Some 4,000 U.S. Marines who stormed into southern Helmand province last month were confronted with dozens of bombs buried in Afghanistan's dirt roads. Militants have become more sophisticated at hiding the bombs, and insurgents have begun planting several in small areas, troops say.

British troops operating in Helmand have also suffered greatly from roadside bombs. A record number of British troops — 22 — died in Afghanistan last month, including 12 from explosions, raising an outcry in Britain about a lack of helicopters and other equipment.

More than 230 coalition troops were wounded in bomb attacks last month, more than triple the 67 wounded last July, U.S. figures show. Joint Task Force Paladin, the counter-IED unit at the main U.S. base at Bagram, predicted earlier this year that IED attacks would rise 50 percent in Afghanistan in 2009.

A recent U.N. report said at least 1,013 civilians were killed in the first six months of this year from insurgents bombs, compared with 818 for the same period in 2008 — an increase of 24 percent.

Even as bomb blasts spike in Afghanistan, such attacks have dropped precipitously in Iraq.

No coalition troops died in Iraq last month from bomb attacks, only the second month that's happened since the military began keeping statistics in June 2003. March 2009 was the other month. The number of IED incidents in Iraq fell from 557 in July 2008 to 166 last month. Only nine of those incidents were classified as effective attacks.
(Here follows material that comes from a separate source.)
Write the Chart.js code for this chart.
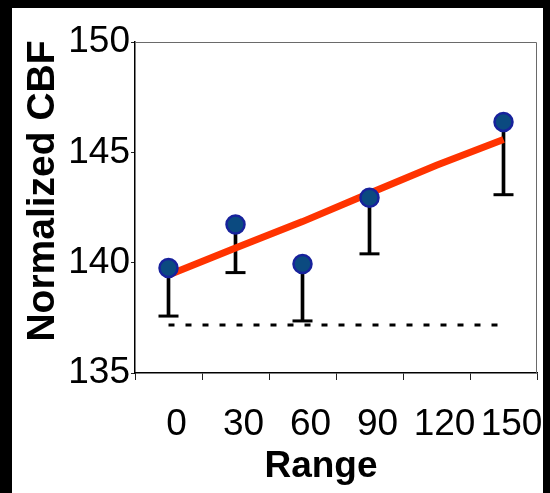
<!DOCTYPE html>
<html lang="en">
<head>
    <meta charset="UTF-8">
    <title>Normalized CBF vs Range</title>
    <script src="https://cdn.jsdelivr.net/npm/chart.js@4.4.1/dist/chart.umd.min.js"></script>
    <style>
        html, body { margin: 0; padding: 0; background: #fff; }
        #wrap { width: 550px; height: 493px; }
    </style>
</head>
<body>
    <div id="wrap"><canvas id="cbfChart" width="550" height="493"></canvas></div>
    <script>
        // data
        const rangeLabels = ['0', '30', '60', '90', '120', '150'];
        const meanCBF = [139.76, 141.73, 139.94, 142.94, null, 146.38];
        const lowerCBF = [137.58, 139.55, 137.36, 140.40, null, 143.08];
        const trendCBF = [139.44, 140.66, 141.86, 143.15, 144.41, 145.58];
        const baselineCBF = [137.17, 137.17, 137.17, 137.17, 137.17, 137.17];
        const yTicks = [135, 140, 145, 150];

        const FONT = "'Liberation Sans', Arial, Helvetica, sans-serif";

        // stems of the error bars as floating bars
        const stemData = meanCBF.map((v, i) => (v == null ? null : [lowerCBF[i], v]));

        // white page, plot frame, axis titles, black border strips
        const framePlugin = {
            id: 'frame',
            beforeDraw(chart) {
                const ctx = chart.ctx;
                ctx.save();
                ctx.fillStyle = '#fff';
                ctx.fillRect(0, 0, chart.width, chart.height);
                ctx.restore();
            },
            beforeDatasetsDraw(chart) {
                const { ctx, chartArea: a } = chart;
                ctx.save();
                ctx.strokeStyle = '#6a6a6a';
                ctx.lineWidth = 1;
                ctx.beginPath();
                ctx.moveTo(a.left, a.top + 0.5);
                ctx.lineTo(a.right - 0.5, a.top + 0.5);
                ctx.lineTo(a.right - 0.5, a.bottom);
                ctx.stroke();
                ctx.restore();
            },
            afterDraw(chart) {
                const ctx = chart.ctx;
                ctx.save();
                ctx.fillStyle = '#000';
                ctx.textAlign = 'center';
                ctx.textBaseline = 'middle';

                ctx.font = 'bold 37px ' + FONT;
                ctx.fillText('Range', 321, 467);

                ctx.translate(43, 191);
                ctx.rotate(-Math.PI / 2);
                ctx.font = 'bold 39px ' + FONT;
                ctx.fillText('Normalized CBF', 0, 0);
                ctx.restore();

                ctx.save();
                ctx.fillStyle = '#000';
                ctx.fillRect(0, 0, 12, chart.height);
                ctx.fillRect(0, 0, chart.width, 8);
                ctx.fillRect(543, 0, chart.width - 543, chart.height);
                ctx.restore();
            }
        };

        const ctx = document.getElementById('cbfChart').getContext('2d');

        new Chart(ctx, {
            type: 'bar',
            data: {
                labels: rangeLabels,
                datasets: [
                    {
                        label: 'Mean',
                        type: 'line',
                        data: meanCBF,
                        showLine: false,
                        pointRadius: 9,
                        pointBackgroundColor: '#0b4a80',
                        pointBorderColor: '#17229c',
                        pointBorderWidth: 2.5,
                        order: 1
                    },
                    {
                        label: 'Trend',
                        type: 'line',
                        data: trendCBF,
                        borderColor: '#ff3300',
                        borderWidth: 7,
                        pointRadius: 0,
                        tension: 0,
                        order: 2
                    },
                    {
                        label: 'Error cap',
                        type: 'line',
                        data: lowerCBF,
                        showLine: false,
                        pointStyle: 'line',
                        pointRadius: 10,
                        pointBorderColor: '#000',
                        pointBorderWidth: 3,
                        order: 3
                    },
                    {
                        label: 'Error stem',
                        data: stemData,
                        backgroundColor: '#000',
                        borderWidth: 0,
                        barThickness: 3,
                        order: 4
                    },
                    {
                        label: 'Baseline',
                        type: 'line',
                        data: baselineCBF,
                        borderColor: '#000',
                        borderWidth: 3,
                        borderDash: [6, 11],
                        pointRadius: 0,
                        order: 5
                    }
                ]
            },
            options: {
                responsive: false,
                devicePixelRatio: 1,
                animation: false,
                layout: { padding: { top: 42, right: 5, left: 0, bottom: 0 } },
                plugins: {
                    legend: { display: false },
                    tooltip: { enabled: false }
                },
                scales: {
                    x: {
                        type: 'category',
                        offset: true,
                        grid: {
                            offset: true,
                            drawOnChartArea: false,
                            drawTicks: true,
                            tickLength: 7,
                            color: '#222',
                            lineWidth: 1
                        },
                        border: { color: '#000', width: 1.5 },
                        ticks: {
                            color: '#000',
                            font: { family: FONT, size: 37 },
                            padding: 23,
                            labelOffset: 8,
                            maxRotation: 0,
                            autoSkip: false
                        },
                        afterFit(scale) {
                            scale.height = 120;
                            scale.paddingLeft = 0;
                            scale.paddingRight = 0;
                        }
                    },
                    y: {
                        min: 135,
                        max: 150,
                        grid: {
                            drawOnChartArea: false,
                            drawTicks: true,
                            tickLength: 4,
                            color: '#222',
                            lineWidth: 1
                        },
                        border: { color: '#000', width: 1.5 },
                        ticks: {
                            color: '#000',
                            font: { family: FONT, size: 37 },
                            padding: 1
                        },
                        afterBuildTicks(scale) {
                            scale.ticks = yTicks.map(v => ({ value: v }));
                        },
                        afterFit(scale) {
                            scale.width = 135;
                            scale.paddingTop = 0;
                            scale.paddingBottom = 0;
                        }
                    }
                }
            },
            plugins: [framePlugin]
        });
    </script>
</body>
</html>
The NATO command in Afghanistan said Tuesday that three U.S. troops died in southern Afghanistan in separate "hostile fire incidents." It did not disclose the exact location of the attacks. The first died of wounds suffered in an incident that occurred Saturday, another died Sunday and the third died Monday, a NATO statement said.
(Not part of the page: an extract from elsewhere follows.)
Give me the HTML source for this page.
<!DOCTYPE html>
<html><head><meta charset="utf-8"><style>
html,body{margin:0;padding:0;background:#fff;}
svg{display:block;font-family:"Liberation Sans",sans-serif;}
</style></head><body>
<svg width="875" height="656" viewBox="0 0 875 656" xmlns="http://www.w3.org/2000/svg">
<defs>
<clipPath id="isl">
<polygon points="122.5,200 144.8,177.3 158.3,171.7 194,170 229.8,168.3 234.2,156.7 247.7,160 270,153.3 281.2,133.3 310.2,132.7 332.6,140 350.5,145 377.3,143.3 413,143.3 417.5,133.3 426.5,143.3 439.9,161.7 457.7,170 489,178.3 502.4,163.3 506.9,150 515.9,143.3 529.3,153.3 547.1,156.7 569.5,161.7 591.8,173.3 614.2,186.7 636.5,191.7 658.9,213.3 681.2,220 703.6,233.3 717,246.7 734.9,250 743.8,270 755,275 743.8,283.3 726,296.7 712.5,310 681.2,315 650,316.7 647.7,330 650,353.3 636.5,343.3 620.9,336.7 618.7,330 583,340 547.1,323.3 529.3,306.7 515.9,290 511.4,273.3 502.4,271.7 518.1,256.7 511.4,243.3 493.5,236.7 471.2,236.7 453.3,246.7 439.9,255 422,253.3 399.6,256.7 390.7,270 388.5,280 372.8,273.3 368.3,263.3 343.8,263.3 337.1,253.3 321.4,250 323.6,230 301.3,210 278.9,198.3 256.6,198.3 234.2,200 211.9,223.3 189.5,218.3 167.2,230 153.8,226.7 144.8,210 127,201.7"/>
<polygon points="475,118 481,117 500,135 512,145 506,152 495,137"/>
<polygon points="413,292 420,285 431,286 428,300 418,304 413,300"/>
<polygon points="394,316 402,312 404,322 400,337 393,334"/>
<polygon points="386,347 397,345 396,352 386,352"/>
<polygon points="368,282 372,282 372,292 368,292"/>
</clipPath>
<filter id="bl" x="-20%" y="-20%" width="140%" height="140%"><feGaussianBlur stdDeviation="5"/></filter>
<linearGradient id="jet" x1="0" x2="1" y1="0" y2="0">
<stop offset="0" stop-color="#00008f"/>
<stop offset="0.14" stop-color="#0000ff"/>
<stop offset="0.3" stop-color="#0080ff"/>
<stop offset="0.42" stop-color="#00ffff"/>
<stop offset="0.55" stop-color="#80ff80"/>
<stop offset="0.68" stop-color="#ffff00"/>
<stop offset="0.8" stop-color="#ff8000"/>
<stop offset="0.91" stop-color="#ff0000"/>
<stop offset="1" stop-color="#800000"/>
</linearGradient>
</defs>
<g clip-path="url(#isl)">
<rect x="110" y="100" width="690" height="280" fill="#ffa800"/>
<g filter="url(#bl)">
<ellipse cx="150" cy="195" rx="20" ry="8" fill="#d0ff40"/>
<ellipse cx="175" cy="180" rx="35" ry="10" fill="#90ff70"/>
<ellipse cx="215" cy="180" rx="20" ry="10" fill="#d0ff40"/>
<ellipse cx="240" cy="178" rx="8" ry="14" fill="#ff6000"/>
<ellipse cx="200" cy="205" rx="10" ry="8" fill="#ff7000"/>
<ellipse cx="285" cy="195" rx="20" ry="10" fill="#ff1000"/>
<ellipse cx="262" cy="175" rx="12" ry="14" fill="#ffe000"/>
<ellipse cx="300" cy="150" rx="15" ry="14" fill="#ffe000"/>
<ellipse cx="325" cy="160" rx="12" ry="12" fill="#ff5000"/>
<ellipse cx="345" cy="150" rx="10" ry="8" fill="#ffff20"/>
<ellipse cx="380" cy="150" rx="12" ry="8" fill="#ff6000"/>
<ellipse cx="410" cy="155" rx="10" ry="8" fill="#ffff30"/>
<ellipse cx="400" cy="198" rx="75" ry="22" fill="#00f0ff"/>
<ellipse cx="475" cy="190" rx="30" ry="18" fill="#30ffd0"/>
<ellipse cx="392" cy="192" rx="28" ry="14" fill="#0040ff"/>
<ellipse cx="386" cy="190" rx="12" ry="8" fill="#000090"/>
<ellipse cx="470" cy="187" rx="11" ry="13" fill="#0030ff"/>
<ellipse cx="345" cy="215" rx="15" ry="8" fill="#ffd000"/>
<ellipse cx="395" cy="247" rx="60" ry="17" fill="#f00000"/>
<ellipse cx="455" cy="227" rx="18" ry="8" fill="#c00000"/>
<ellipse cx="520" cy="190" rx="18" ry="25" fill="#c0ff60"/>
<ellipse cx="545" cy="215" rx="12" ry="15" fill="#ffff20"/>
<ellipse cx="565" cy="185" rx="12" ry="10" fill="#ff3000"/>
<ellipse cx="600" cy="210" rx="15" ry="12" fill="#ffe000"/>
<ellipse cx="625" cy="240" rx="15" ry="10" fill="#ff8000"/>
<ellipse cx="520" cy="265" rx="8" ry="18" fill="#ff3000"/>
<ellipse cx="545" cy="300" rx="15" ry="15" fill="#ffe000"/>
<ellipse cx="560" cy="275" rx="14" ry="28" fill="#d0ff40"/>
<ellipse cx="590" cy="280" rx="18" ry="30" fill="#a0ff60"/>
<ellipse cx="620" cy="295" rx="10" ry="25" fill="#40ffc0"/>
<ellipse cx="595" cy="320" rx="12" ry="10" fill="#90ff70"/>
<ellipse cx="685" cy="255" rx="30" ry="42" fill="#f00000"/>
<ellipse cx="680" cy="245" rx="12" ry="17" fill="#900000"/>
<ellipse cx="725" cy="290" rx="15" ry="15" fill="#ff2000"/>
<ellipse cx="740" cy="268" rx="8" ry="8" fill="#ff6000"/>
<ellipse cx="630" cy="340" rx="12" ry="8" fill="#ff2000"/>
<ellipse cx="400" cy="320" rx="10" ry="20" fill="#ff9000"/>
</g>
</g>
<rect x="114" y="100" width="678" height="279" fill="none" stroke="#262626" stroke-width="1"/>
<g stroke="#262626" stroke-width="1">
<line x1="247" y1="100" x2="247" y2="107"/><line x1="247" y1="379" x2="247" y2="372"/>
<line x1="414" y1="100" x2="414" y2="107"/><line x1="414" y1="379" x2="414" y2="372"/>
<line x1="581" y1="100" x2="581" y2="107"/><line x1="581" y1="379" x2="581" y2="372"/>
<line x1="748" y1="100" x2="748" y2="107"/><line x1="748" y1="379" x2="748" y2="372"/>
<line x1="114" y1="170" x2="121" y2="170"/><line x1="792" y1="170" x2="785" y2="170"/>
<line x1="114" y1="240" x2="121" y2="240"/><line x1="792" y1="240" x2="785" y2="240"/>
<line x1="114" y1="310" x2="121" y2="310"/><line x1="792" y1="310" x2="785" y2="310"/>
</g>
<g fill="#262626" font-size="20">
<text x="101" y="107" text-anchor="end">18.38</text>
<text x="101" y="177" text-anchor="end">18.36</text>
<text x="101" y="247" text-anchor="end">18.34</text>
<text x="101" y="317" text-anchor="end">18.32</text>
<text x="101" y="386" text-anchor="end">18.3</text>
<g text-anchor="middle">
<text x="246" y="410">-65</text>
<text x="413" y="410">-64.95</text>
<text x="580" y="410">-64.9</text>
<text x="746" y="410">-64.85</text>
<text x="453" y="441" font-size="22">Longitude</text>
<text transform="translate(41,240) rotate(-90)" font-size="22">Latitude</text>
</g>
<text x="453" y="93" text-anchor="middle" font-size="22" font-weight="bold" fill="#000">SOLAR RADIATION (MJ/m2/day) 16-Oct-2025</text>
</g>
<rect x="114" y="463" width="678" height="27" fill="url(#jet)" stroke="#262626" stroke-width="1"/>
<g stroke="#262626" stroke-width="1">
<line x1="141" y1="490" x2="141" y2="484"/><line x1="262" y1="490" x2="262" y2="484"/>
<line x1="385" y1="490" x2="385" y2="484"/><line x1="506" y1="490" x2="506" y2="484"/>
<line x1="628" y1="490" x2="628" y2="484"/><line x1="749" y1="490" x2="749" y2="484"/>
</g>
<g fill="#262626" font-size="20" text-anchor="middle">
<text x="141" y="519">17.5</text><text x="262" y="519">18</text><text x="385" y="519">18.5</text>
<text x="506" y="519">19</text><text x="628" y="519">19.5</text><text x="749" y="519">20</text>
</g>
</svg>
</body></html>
At least 27 foreign troops, including 18 Americans, have died in August, a record pace, according to an Associated Press count. July, when 75 troops died, was the deadliest month in Afghanistan for U.S. and NATO forces since the 2001 U.S. invasion. Forty-four Americans died last month.

A Polish soldier and 22 Taliban insurgents also died in the latest violence.

Polish Capt. Daniel Ambrozinski, 32, disappeared Monday after his foot patrol of about 50 Afghan and Polish troops came under fire, Poland's Defense Ministry said. His body was found early Tuesday in Ajristan, in eastern Ghazni province.

Afghan officials said clashes and airstrikes in the south of the country killed nearly two dozen Taliban fighters. Twelve insurgents died in airstrikes and clashes with Afghan and Western forces on the border of Ghazni and Zabul provinces, said Wazir Khan, a local official. The militants were killed late Monday inside a compound, Khan said.

Ten Taliban were killed in Uruzgan Monday night in a fight with Afghan and foreign troops, Zazai said.

Elsewhere in the south, British troops seized a quarter ton of opium and killed seven militants in a major air assault involving 300 troops and 18 U.S., U.K. and Australian helicopters, officials said. The troops found 550 pounds (250 kilograms) of wet opium.